Prima del 20 maggio 2012, mai un sisma aveva squassato un territorio a così alta densità produttiva come quello compreso tra Modena, Ferrara e Bologna (senza contare gli sconfinamenti nel Mantovano e in Veneto), in grado di generare circa il 2% del Pil nazionale. Se questo dato poteva essere annoverato tra i miracoli italiani prima delle scosse, dopo se n'è aggiunto un altro: a un anno dal terremoto la produzione è ripresa al 95% e l'ultimo caso simbolo, raccontato oggi, non fa che confermarlo. Ma la presenza di persone, imprenditori, lavoratori capaci di rimboccarsi le maniche e di ripartire, lasciandosi alle spalle qualsiasi difficoltà, non è una prerogativa soltanto emiliano-romagnola. Lo dimostra l'azienda grossetana in grado di rialzarsi e ripartire a nove mesi dall'alluvione che ha devastato la Maremma.

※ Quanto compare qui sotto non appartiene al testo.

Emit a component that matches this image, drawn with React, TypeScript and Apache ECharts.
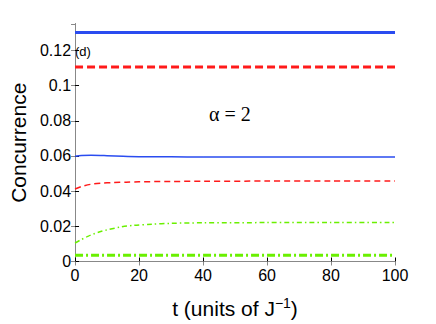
import React, { useEffect, useRef } from "react";
import * as echarts from "echarts";

const xTicks = [0, 20, 40, 60, 80, 100];
const yTickLabels = ["0", "0.02", "0.04", "0.06", "0.08", "0.1", "0.12"];

const blueThickT = [0, 100];
const blueThickV = [0.1302, 0.1302];
const redThickT = [0, 100];
const redThickV = [0.1105, 0.1105];
const greenThickT = [0, 100];
const greenThickV = [0.0035, 0.0035];

const blueThinT = [0, 2, 5, 8, 10, 15, 20, 30, 40, 60, 80, 100];
const blueThinV = [0.0598, 0.0602, 0.0604, 0.0603, 0.0601, 0.0598, 0.0596, 0.0595, 0.0594, 0.0594, 0.0594, 0.0594];
const redThinT = [0, 2, 5, 8, 12, 16, 20, 30, 40, 60, 80, 100];
const redThinV = [0.0412, 0.0426, 0.0439, 0.0445, 0.0449, 0.0451, 0.0453, 0.0455, 0.0456, 0.0457, 0.0457, 0.0457];
const greenThinT = [0, 2, 4, 6, 8, 10, 14, 18, 24, 30, 40, 60, 80, 100];
const greenThinV = [0.0105, 0.0125, 0.0143, 0.0158, 0.017, 0.018, 0.0195, 0.0205, 0.0212, 0.0217, 0.022, 0.0221, 0.0221, 0.0221];

const zip = (t: number[], v: number[]) => t.map((x, i) => [x, v[i]]);

export default function App() {
  const ref = useRef<HTMLDivElement>(null);
  useEffect(() => {
    const chart = echarts.init(ref.current!, null, { renderer: "svg" });
    const blue = "#2a4cf0";
    const red = "#ff1a1a";
    const green = "#6af000";
    const font = "Liberation Sans, Arial, sans-serif";
    const commonX = {
      type: "value" as const,
      min: 0,
      max: 100,
      interval: 20,
      splitLine: { show: false },
    };
    const commonY = {
      type: "value" as const,
      min: 0,
      max: 0.135,
      interval: 0.02,
      splitLine: { show: false },
    };
    chart.setOption({
      animation: false,
      grid: { left: 64, right: 41, top: 24, bottom: 51, containLabel: false },
      xAxis: [
        {
          ...commonX,
          position: "bottom",
          axisLine: { lineStyle: { color: "#000", width: 1 } },
          axisTick: { inside: true, length: 4, lineStyle: { color: "#000" } },
          axisLabel: {
            color: "#000",
            fontFamily: font,
            fontSize: 16,
            margin: 6,
            formatter: (v: number) => (xTicks.includes(v) ? String(v) : ""),
          },
          name: "t (units of J{sup|−1})",
          nameLocation: "middle",
          nameGap: 34,
          nameTextStyle: {
            color: "#000",
            fontFamily: font,
            fontSize: 21,
            rich: {
              sup: { fontSize: 14, verticalAlign: "top", padding: [0, 0, 12, 0], fontFamily: font, color: "#000" },
            },
          },
        },
        {
          ...commonX,
          position: "top",
          axisLine: { lineStyle: { color: "#888", width: 1 } },
          axisTick: { inside: true, length: 4, lineStyle: { color: "#888" } },
          axisLabel: { show: false },
        },
      ],
      yAxis: [
        {
          ...commonY,
          position: "left",
          axisLine: { lineStyle: { color: "#000", width: 1 } },
          axisTick: { inside: true, length: 4, lineStyle: { color: "#000" } },
          axisLabel: {
            color: "#000",
            fontFamily: font,
            fontSize: 16,
            margin: 4,
            showMaxLabel: false,
            formatter: (v: number) => {
              const i = Math.round(v / 0.02);
              return Math.abs(v - i * 0.02) < 1e-6 && i < yTickLabels.length ? yTickLabels[i] : "";
            },
          },
          name: "Concurrence",
          nameLocation: "middle",
          nameGap: 42,
          nameTextStyle: { color: "#000", fontFamily: font, fontSize: 21 },
        },
        {
          ...commonY,
          position: "right",
          axisLine: { lineStyle: { color: "#888", width: 1 } },
          axisTick: { inside: true, length: 4, lineStyle: { color: "#888" } },
          axisLabel: { show: false },
        },
      ],
      graphic: [
        {
          type: "text",
          left: 75,
          top: 45,
          style: { text: "(d)", fontFamily: font, fontSize: 13, fill: "#000" },
        },
        {
          type: "text",
          left: 209,
          top: 104,
          style: { text: "α = 2", fontFamily: "Liberation Serif, Times New Roman, serif", fontSize: 20, fill: "#000" },
        },
      ],
      series: [
        {
          type: "line",
          data: zip(blueThickT, blueThickV),
          showSymbol: false,
          lineStyle: { color: blue, width: 3 },
        },
        {
          type: "line",
          data: zip(redThickT, redThickV),
          showSymbol: false,
          lineStyle: { color: red, width: 3, type: [8, 4] },
        },
        {
          type: "line",
          data: zip(greenThickT, greenThickV),
          showSymbol: false,
          lineStyle: { color: green, width: 3, type: [8, 3, 2, 3] },
        },
        {
          type: "line",
          data: zip(blueThinT, blueThinV),
          showSymbol: false,
          smooth: 0.3,
          lineStyle: { color: blue, width: 1.5 },
        },
        {
          type: "line",
          data: zip(redThinT, redThinV),
          showSymbol: false,
          smooth: 0.3,
          lineStyle: { color: red, width: 1.5, type: [6, 4] },
        },
        {
          type: "line",
          data: zip(greenThinT, greenThinV),
          showSymbol: false,
          smooth: 0.3,
          lineStyle: { color: green, width: 1.5, type: [5, 3, 1.5, 3] },
        },
      ],
    });
    return () => chart.dispose();
  }, []);
  return <div ref={ref} style={{ position: "absolute", left: 0, top: 0, width: 436, height: 324 }} />;
}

L'Italia non è solo quella della crisi, del Made in italy che passa in mani straniere (pur con la consolazione, magra, di un implicito riconoscimento di eccellenza), del Pil che si erode e di chi è costretto a spostarsi oltreconfine per poter competere. L'Italia è anche quella dei miracoli nascosti, che emergono quotidianamente, come quello dell'azienda meccanica bergamasca capace di acquisire il concorrente tedesco e come quelli descritti in questa pagina.
Si può parlare di miracoli perché, di fronte al livello di total tax rate, al costo dell'energia penalizzante, alla burocrazia asfissiante, i primati competitivi di certi settori e di certe realtà risultano inspiegabili. E quando, come nei casi dell'Emilia o della Toscana, alle "calamità strutturali" si sommano quelle naturali, allora i miracoli valgono veramente il doppio.